After surveying the placemats I’d set with bowls and spoons Abbott asked me, disappointment fighting with his otherwise hopeful expression, “What are we having for breakfast? We aren’t going to have cereal, are we?” I said, “Tomorrow I’ll make something. Today we’re having cereal.” He nodded and accepted his fate. As I packed lunches, I slipped in a slice of coconut pound cake; the last vestiges of something homemade in the house, from the weekend.

Dana and I met at Discovery Park for our run, after taking our children to their respective schools. The rain-scented air felt clean in my lungs. For the first time this year I noticed the tiniest of green-gold buds on the otherwise bare branches along the wooded trails. Our shared stories were absorbed in the broader silence of the forest.
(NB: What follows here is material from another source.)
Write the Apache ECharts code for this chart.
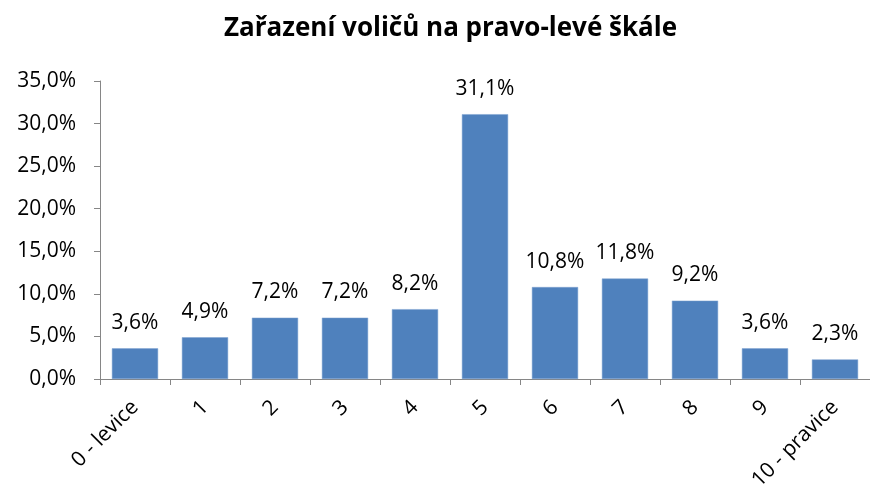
<!DOCTYPE html>
<html>
<head>
<meta charset="utf-8">
<script src="https://cdn.jsdelivr.net/npm/echarts@6/dist/echarts.min.js"></script>
<style>
  html, body { margin: 0; padding: 0; background: #fff; }
  #chart { width: 870px; height: 499px; }
</style>
</head>
<body>
<div id="chart"></div>
<script>
// data
var categories = ["0 - levice", "1", "2", "3", "4", "5", "6", "7", "8", "9", "10 - pravice"];
var shares = [3.6, 4.9, 7.2, 7.2, 8.2, 31.1, 10.8, 11.8, 9.2, 3.6, 2.3];
var yTicks = [0, 5, 10, 15, 20, 25, 30, 35];

function pct(v) {
  return v.toFixed(1).replace(".", ",") + "%";
}

var chart = echarts.init(document.getElementById("chart"));
chart.setOption({
  animation: false,
  textStyle: { fontFamily: "Open Sans" },
  title: {
    text: "Zařazení voličů na pravo-levé škále",
    left: 219,
    top: 11,
    textStyle: { fontFamily: "Open Sans", fontWeight: "bold", fontSize: 26, color: "#000" }
  },
  grid: {
    left: 100,
    right: -9,
    top: 81,
    bottom: 120,
    containLabel: false
  },
  xAxis: {
    type: "category",
    data: categories,
    axisLine: { lineStyle: { color: "#868686", width: 1 } },
    axisTick: { show: true, length: 6, lineStyle: { color: "#868686" } },
    axisLabel: {
      rotate: 45,
      interval: 0,
      margin: 25,
      fontSize: 21,
      color: "#000",
      fontFamily: "Open Sans"
    }
  },
  yAxis: {
    type: "value",
    min: yTicks[0],
    max: yTicks[yTicks.length - 1],
    interval: 5,
    splitLine: { show: false },
    axisLine: { show: true, lineStyle: { color: "#868686", width: 1 } },
    axisTick: { show: true, length: 6, lineStyle: { color: "#868686" } },
    axisLabel: {
      formatter: pct,
      fontSize: 21,
      color: "#000",
      margin: 24,
      fontFamily: "Open Sans"
    }
  },
  series: [
    {
      type: "bar",
      data: shares,
      barCategoryGap: "34%",
      itemStyle: { color: "#4F81BD", borderColor: "#7FA3D0", borderWidth: 0.5 },
      label: {
        show: true,
        position: "top",
        distance: 15,
        formatter: function (p) { return pct(p.value); },
        fontSize: 21,
        color: "#000",
        fontFamily: "Open Sans"
      }
    }
  ]
});
</script>
</body>
</html>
Back at home, I listened to the rain start up again as I ate a slice of the leftover cake, still delicious two days out, for a midmorning snack. My great-aunt Wanda’s recipe. I imagined the boys at school, eating it from their lunchboxes, and then I imagined my younger self eating this same cake at Aunt Wanda and Uncle Tootle's farm, and playing with their cats that only occasionally scratched. Whenever I conjure her in my minds eye, I hear the sound of her laughter.

Wanda’s Coconut Pound Cake

This is a pretty standard pound cake recipe, but with the addition of coconut, which elevates it to something special. You can skip the glaze if you can’t find, or don’t want to wait to order, the coconut flavor/extract, but it really makes the cake. Like most pound cakes, this one bakes at a moderate temperature for close to an hour and a half. The flavor improves after sitting for a day.

For the cake:

2 cups sugar
1 cup unsalted butter
1 tsp. vanilla extract
6 eggs
2 cups flour, sifted
1 tsp. salt
1 small can Angel Flake coconut (3.5 ounces)

Position a rack in the middle of the oven, and preheat the oven to 325 F. Grease with butter and then dust with flour a 10” angel food cake pan.

Using an electric mixer, cream the butter and sugar together at medium-high speed until light and fluffy, about 5 minutes. Add the vanilla. Add eggs one at a time, mixing well after each addition. In a medium bowl, sift the flour and salt together, and then slowly add the flour/salt combination to the butter mixture. Fold in the coconut. Pour the batter into the prepared pan.

Bake the cake for about 1 hour and 20 minutes, rotating halfway through, until a toothpick inserted into the center comes out clean. Transfer the cake to a wire rack to cool while you make the sauce (below). Run a knife along the edge of the pan to loosen the cake, and then remove from the pan.

Coconut Sauce:

1 cup sugar
1/2 cup water
2 tsp. coconut flavor or extract

Mix all the ingredients together. Bring to a boil, and boil for 1 minute.

Brush the sauce on the cake with a pastry brush while the cake is still warm.